-- TASK OBJECTIVE --
Copy out each line exactly; pictures stay out of the copy.

**** MATERIAL

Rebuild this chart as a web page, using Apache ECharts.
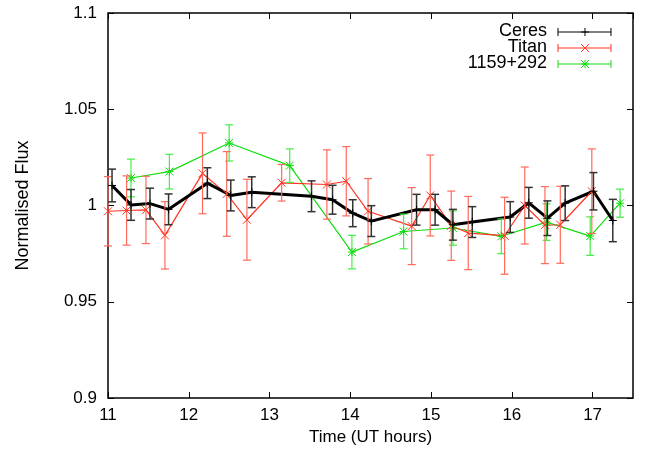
<!DOCTYPE html>
<html>
<head>
<meta charset="utf-8">
<script src="https://cdn.jsdelivr.net/npm/echarts@6/dist/echarts.min.js"></script>
<style>
  html, body { margin: 0; padding: 0; background: #fff; }
  #chart { width: 648px; height: 457px; }
</style>
</head>
<body>
<div id="chart"></div>
<script>
// Ceres
var ceresT = [11.05, 11.285, 11.52, 11.75, 12.23, 12.52, 12.78, 13.52, 13.78, 14.03, 14.26, 14.82, 15.05, 15.27, 15.51, 15.98, 16.21, 16.44, 16.66, 17.01, 17.25];
var ceresV = [1.0104, 1.0003, 1.001, 0.998, 1.0116, 1.0052, 1.0069, 1.0048, 1.003, 0.996, 0.9919, 0.9978, 0.9978, 0.990, 0.9914, 0.994, 1.0014, 0.9934, 1.0012, 1.0074, 0.9922];
var ceresE = [0.0085, 0.008, 0.008, 0.008, 0.008, 0.008, 0.008, 0.008, 0.0075, 0.007, 0.008, 0.008, 0.008, 0.008, 0.008, 0.008, 0.008, 0.009, 0.009, 0.0097, 0.011];
// Titan
var titanT = [11.0, 11.23, 11.47, 11.705, 12.17, 12.47, 12.72, 13.15, 13.71, 13.95, 14.22, 14.76, 14.99, 15.25, 15.46, 15.91, 16.16, 16.41, 16.6, 16.99];
var titanV = [0.997, 0.9974, 0.9977, 0.9845, 1.0167, 1.006, 0.9926, 1.0118, 1.0109, 1.0126, 0.997, 0.9893, 1.0052, 0.9895, 0.9857, 0.9843, 1.0, 0.9898, 0.990, 1.0074];
var titanE = [0.018, 0.018, 0.0175, 0.0175, 0.021, 0.022, 0.021, 0.0095, 0.018, 0.018, 0.017, 0.020, 0.021, 0.018, 0.019, 0.020, 0.020, 0.020, 0.020, 0.022];
// 1159+292
var qsoT = [11.285, 11.76, 12.5, 13.25, 14.02, 14.66, 15.27, 15.87, 16.43, 16.97, 17.34];
var qsoV = [1.0143, 1.0176, 1.0325, 1.0207, 0.9758, 0.9865, 0.9883, 0.984, 0.9914, 0.9841, 1.0012];
var qsoE = [0.0098, 0.009, 0.0094, 0.0087, 0.0087, 0.009, 0.0089, 0.009, 0.0095, 0.010, 0.0073];

var FONT = 'Liberation Sans';

function pts(t, v, e) {
  return t.map(function (x, i) { return [x, v[i], e[i]]; });
}

function markerShapes(kind, x, y, r, color) {
  var s = [];
  function seg(x1, y1, x2, y2) {
    s.push({ type: 'line', shape: { x1: x1, y1: y1, x2: x2, y2: y2 }, style: { stroke: color, lineWidth: 1 } });
  }
  if (kind === 'plus' || kind === 'star') { seg(x - r, y, x + r, y); seg(x, y - r, x, y + r); }
  if (kind === 'cross' || kind === 'star') { seg(x - r, y - r, x + r, y + r); seg(x - r, y + r, x + r, y - r); }
  return s;
}

function errSeries(name, data, barColor, markColor, kind, bw) {
  return {
    name: name,
    type: 'custom',
    data: data,
    z: 3,
    renderItem: function (params, api) {
      var t = api.value(0), v = api.value(1), e = api.value(2);
      var top = api.coord([t, v + e]);
      var bot = api.coord([t, v - e]);
      var c = api.coord([t, v]);
      var w = 4;
      var st = { stroke: barColor, lineWidth: bw };
      var kids = [
        { type: 'line', shape: { x1: top[0], y1: top[1], x2: bot[0], y2: bot[1] }, style: st },
        { type: 'line', shape: { x1: top[0] - w, y1: top[1], x2: top[0] + w, y2: top[1] }, style: st },
        { type: 'line', shape: { x1: bot[0] - w, y1: bot[1], x2: bot[0] + w, y2: bot[1] }, style: st }
      ];
      kids = kids.concat(markerShapes(kind, c[0], c[1], 4, markColor));
      return { type: 'group', children: kids };
    }
  };
}

function lineSeries(name, t, v, color, width) {
  return {
    name: name,
    type: 'line',
    data: t.map(function (x, i) { return [x, v[i]]; }),
    showSymbol: false,
    symbol: 'none',
    z: 2,
    lineStyle: { color: color, width: width },
    animation: false
  };
}

var legendRows = [
  { text: 'Ceres', color: '#000000', kind: 'plus', y: 32 },
  { text: 'Titan', color: '#ff3322', kind: 'cross', y: 48 },
  { text: '1159+292', color: '#11dd11', kind: 'star', y: 64 }
];
var graphics = [];
legendRows.forEach(function (r) {
  graphics.push({ type: 'text', right: 648 - 547, top: r.y - 10,
    style: { text: r.text, font: '18px ' + FONT, fill: '#000', textAlign: 'right' } });
  var st = { stroke: r.color, lineWidth: 1 };
  graphics.push({ type: 'line', shape: { x1: 558, y1: r.y, x2: 611, y2: r.y }, style: st });
  graphics.push({ type: 'line', shape: { x1: 558, y1: r.y - 4, x2: 558, y2: r.y + 4 }, style: st });
  graphics.push({ type: 'line', shape: { x1: 611, y1: r.y - 4, x2: 611, y2: r.y + 4 }, style: st });
  markerShapes(r.kind, 585, r.y, 4, r.color).forEach(function (m) { graphics.push(m); });
});

var dom = document.getElementById('chart');
var myChart = echarts.init(dom);

var option = {
  animation: false,
  backgroundColor: '#fff',
  textStyle: { fontFamily: FONT },
  grid: { left: 108, right: 15, top: 13, bottom: 59, show: true, borderColor: '#000', borderWidth: 1.5 },
  xAxis: [{
    type: 'value', min: 11, max: 17.5, interval: 1,
    name: 'Time (UT hours)', nameLocation: 'middle', nameGap: 30,
    nameTextStyle: { fontSize: 17, color: '#000', fontFamily: FONT },
    axisLine: { show: false },
    axisTick: { inside: true, length: 6, lineStyle: { color: '#000' } },
    axisLabel: { fontSize: 17, color: '#000', fontFamily: FONT, margin: 9, showMaxLabel: false,
      formatter: function (v) { return v % 1 === 0 ? String(v) : ''; } },
    splitLine: { show: false }
  }, {
    type: 'value', position: 'top', min: 11, max: 17.5, interval: 1,
    axisLine: { show: false },
    axisTick: { inside: true, length: 6, lineStyle: { color: '#000' } },
    axisLabel: { show: false },
    splitLine: { show: false }
  }],
  yAxis: [{
    type: 'value', min: 0.9, max: 1.1, interval: 0.05,
    name: 'Normalised Flux', nameLocation: 'middle', nameGap: 76,
    nameTextStyle: { fontSize: 18, color: '#000', fontFamily: FONT },
    axisLine: { show: false },
    axisTick: { inside: true, length: 6, lineStyle: { color: '#000' } },
    axisLabel: { fontSize: 17, color: '#000', fontFamily: FONT, margin: 11 },
    splitLine: { show: false }
  }, {
    type: 'value', position: 'right', min: 0.9, max: 1.1, interval: 0.05,
    axisLine: { show: false },
    axisTick: { inside: true, length: 6, lineStyle: { color: '#000' } },
    axisLabel: { show: false },
    splitLine: { show: false }
  }],
  series: [
    lineSeries('1159+292', qsoT, qsoV, '#11dd11', 1.2),
    errSeries('1159+292 err', pts(qsoT, qsoV, qsoE), '#44ee44', '#11dd11', 'star', 1.2),
    lineSeries('Titan', titanT, titanV, '#ff3322', 1.2),
    errSeries('Titan err', pts(titanT, titanV, titanE), '#ff6a5a', '#ff3322', 'cross', 1.2),
    lineSeries('Ceres', ceresT, ceresV, '#000000', 3),
    errSeries('Ceres err', pts(ceresT, ceresV, ceresE), '#333333', '#000000', 'plus', 1.5)
  ],
  graphic: graphics
};

myChart.setOption(option);
</script>
</body>
</html>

********

-- SOLUTION TO THIS TASK --
Rebuild this chart as a web page, using Apache ECharts.
<!DOCTYPE html>
<html>
<head>
<meta charset="utf-8">
<script src="https://cdn.jsdelivr.net/npm/echarts@6/dist/echarts.min.js"></script>
<style>
  html, body { margin: 0; padding: 0; background: #fff; }
  #chart { width: 648px; height: 457px; }
</style>
</head>
<body>
<div id="chart"></div>
<script>
// Ceres
var ceresT = [11.05, 11.285, 11.52, 11.75, 12.23, 12.52, 12.78, 13.52, 13.78, 14.03, 14.26, 14.82, 15.05, 15.27, 15.51, 15.98, 16.21, 16.44, 16.66, 17.01, 17.25];
var ceresV = [1.0104, 1.0003, 1.001, 0.998, 1.0116, 1.0052, 1.0069, 1.0048, 1.003, 0.996, 0.9919, 0.9978, 0.9978, 0.990, 0.9914, 0.994, 1.0014, 0.9934, 1.0012, 1.0074, 0.9922];
var ceresE = [0.0085, 0.008, 0.008, 0.008, 0.008, 0.008, 0.008, 0.008, 0.0075, 0.007, 0.008, 0.008, 0.008, 0.008, 0.008, 0.008, 0.008, 0.009, 0.009, 0.0097, 0.011];
// Titan
var titanT = [11.0, 11.23, 11.47, 11.705, 12.17, 12.47, 12.72, 13.15, 13.71, 13.95, 14.22, 14.76, 14.99, 15.25, 15.46, 15.91, 16.16, 16.41, 16.6, 16.99];
var titanV = [0.997, 0.9974, 0.9977, 0.9845, 1.0167, 1.006, 0.9926, 1.0118, 1.0109, 1.0126, 0.997, 0.9893, 1.0052, 0.9895, 0.9857, 0.9843, 1.0, 0.9898, 0.990, 1.0074];
var titanE = [0.018, 0.018, 0.0175, 0.0175, 0.021, 0.022, 0.021, 0.0095, 0.018, 0.018, 0.017, 0.020, 0.021, 0.018, 0.019, 0.020, 0.020, 0.020, 0.020, 0.022];
// 1159+292
var qsoT = [11.285, 11.76, 12.5, 13.25, 14.02, 14.66, 15.27, 15.87, 16.43, 16.97, 17.34];
var qsoV = [1.0143, 1.0176, 1.0325, 1.0207, 0.9758, 0.9865, 0.9883, 0.984, 0.9914, 0.9841, 1.0012];
var qsoE = [0.0098, 0.009, 0.0094, 0.0087, 0.0087, 0.009, 0.0089, 0.009, 0.0095, 0.010, 0.0073];

var FONT = 'Liberation Sans';

function pts(t, v, e) {
  return t.map(function (x, i) { return [x, v[i], e[i]]; });
}

function markerShapes(kind, x, y, r, color) {
  var s = [];
  function seg(x1, y1, x2, y2) {
    s.push({ type: 'line', shape: { x1: x1, y1: y1, x2: x2, y2: y2 }, style: { stroke: color, lineWidth: 1 } });
  }
  if (kind === 'plus' || kind === 'star') { seg(x - r, y, x + r, y); seg(x, y - r, x, y + r); }
  if (kind === 'cross' || kind === 'star') { seg(x - r, y - r, x + r, y + r); seg(x - r, y + r, x + r, y - r); }
  return s;
}

function errSeries(name, data, barColor, markColor, kind, bw) {
  return {
    name: name,
    type: 'custom',
    data: data,
    z: 3,
    renderItem: function (params, api) {
      var t = api.value(0), v = api.value(1), e = api.value(2);
      var top = api.coord([t, v + e]);
      var bot = api.coord([t, v - e]);
      var c = api.coord([t, v]);
      var w = 4;
      var st = { stroke: barColor, lineWidth: bw };
      var kids = [
        { type: 'line', shape: { x1: top[0], y1: top[1], x2: bot[0], y2: bot[1] }, style: st },
        { type: 'line', shape: { x1: top[0] - w, y1: top[1], x2: top[0] + w, y2: top[1] }, style: st },
        { type: 'line', shape: { x1: bot[0] - w, y1: bot[1], x2: bot[0] + w, y2: bot[1] }, style: st }
      ];
      kids = kids.concat(markerShapes(kind, c[0], c[1], 4, markColor));
      return { type: 'group', children: kids };
    }
  };
}

function lineSeries(name, t, v, color, width) {
  return {
    name: name,
    type: 'line',
    data: t.map(function (x, i) { return [x, v[i]]; }),
    showSymbol: false,
    symbol: 'none',
    z: 2,
    lineStyle: { color: color, width: width },
    animation: false
  };
}

var legendRows = [
  { text: 'Ceres', color: '#000000', kind: 'plus', y: 32 },
  { text: 'Titan', color: '#ff3322', kind: 'cross', y: 48 },
  { text: '1159+292', color: '#11dd11', kind: 'star', y: 64 }
];
var graphics = [];
legendRows.forEach(function (r) {
  graphics.push({ type: 'text', right: 648 - 547, top: r.y - 10,
    style: { text: r.text, font: '18px ' + FONT, fill: '#000', textAlign: 'right' } });
  var st = { stroke: r.color, lineWidth: 1 };
  graphics.push({ type: 'line', shape: { x1: 558, y1: r.y, x2: 611, y2: r.y }, style: st });
  graphics.push({ type: 'line', shape: { x1: 558, y1: r.y - 4, x2: 558, y2: r.y + 4 }, style: st });
  graphics.push({ type: 'line', shape: { x1: 611, y1: r.y - 4, x2: 611, y2: r.y + 4 }, style: st });
  markerShapes(r.kind, 585, r.y, 4, r.color).forEach(function (m) { graphics.push(m); });
});

var dom = document.getElementById('chart');
var myChart = echarts.init(dom);

var option = {
  animation: false,
  backgroundColor: '#fff',
  textStyle: { fontFamily: FONT },
  grid: { left: 108, right: 15, top: 13, bottom: 59, show: true, borderColor: '#000', borderWidth: 1.5 },
  xAxis: [{
    type: 'value', min: 11, max: 17.5, interval: 1,
    name: 'Time (UT hours)', nameLocation: 'middle', nameGap: 30,
    nameTextStyle: { fontSize: 17, color: '#000', fontFamily: FONT },
    axisLine: { show: false },
    axisTick: { inside: true, length: 6, lineStyle: { color: '#000' } },
    axisLabel: { fontSize: 17, color: '#000', fontFamily: FONT, margin: 9, showMaxLabel: false,
      formatter: function (v) { return v % 1 === 0 ? String(v) : ''; } },
    splitLine: { show: false }
  }, {
    type: 'value', position: 'top', min: 11, max: 17.5, interval: 1,
    axisLine: { show: false },
    axisTick: { inside: true, length: 6, lineStyle: { color: '#000' } },
    axisLabel: { show: false },
    splitLine: { show: false }
  }],
  yAxis: [{
    type: 'value', min: 0.9, max: 1.1, interval: 0.05,
    name: 'Normalised Flux', nameLocation: 'middle', nameGap: 76,
    nameTextStyle: { fontSize: 18, color: '#000', fontFamily: FONT },
    axisLine: { show: false },
    axisTick: { inside: true, length: 6, lineStyle: { color: '#000' } },
    axisLabel: { fontSize: 17, color: '#000', fontFamily: FONT, margin: 11 },
    splitLine: { show: false }
  }, {
    type: 'value', position: 'right', min: 0.9, max: 1.1, interval: 0.05,
    axisLine: { show: false },
    axisTick: { inside: true, length: 6, lineStyle: { color: '#000' } },
    axisLabel: { show: false },
    splitLine: { show: false }
  }],
  series: [
    lineSeries('1159+292', qsoT, qsoV, '#11dd11', 1.2),
    errSeries('1159+292 err', pts(qsoT, qsoV, qsoE), '#44ee44', '#11dd11', 'star', 1.2),
    lineSeries('Titan', titanT, titanV, '#ff3322', 1.2),
    errSeries('Titan err', pts(titanT, titanV, titanE), '#ff6a5a', '#ff3322', 'cross', 1.2),
    lineSeries('Ceres', ceresT, ceresV, '#000000', 3),
    errSeries('Ceres err', pts(ceresT, ceresV, ceresE), '#333333', '#000000', 'plus', 1.5)
  ],
  graphic: graphics
};

myChart.setOption(option);
</script>
</body>
</html>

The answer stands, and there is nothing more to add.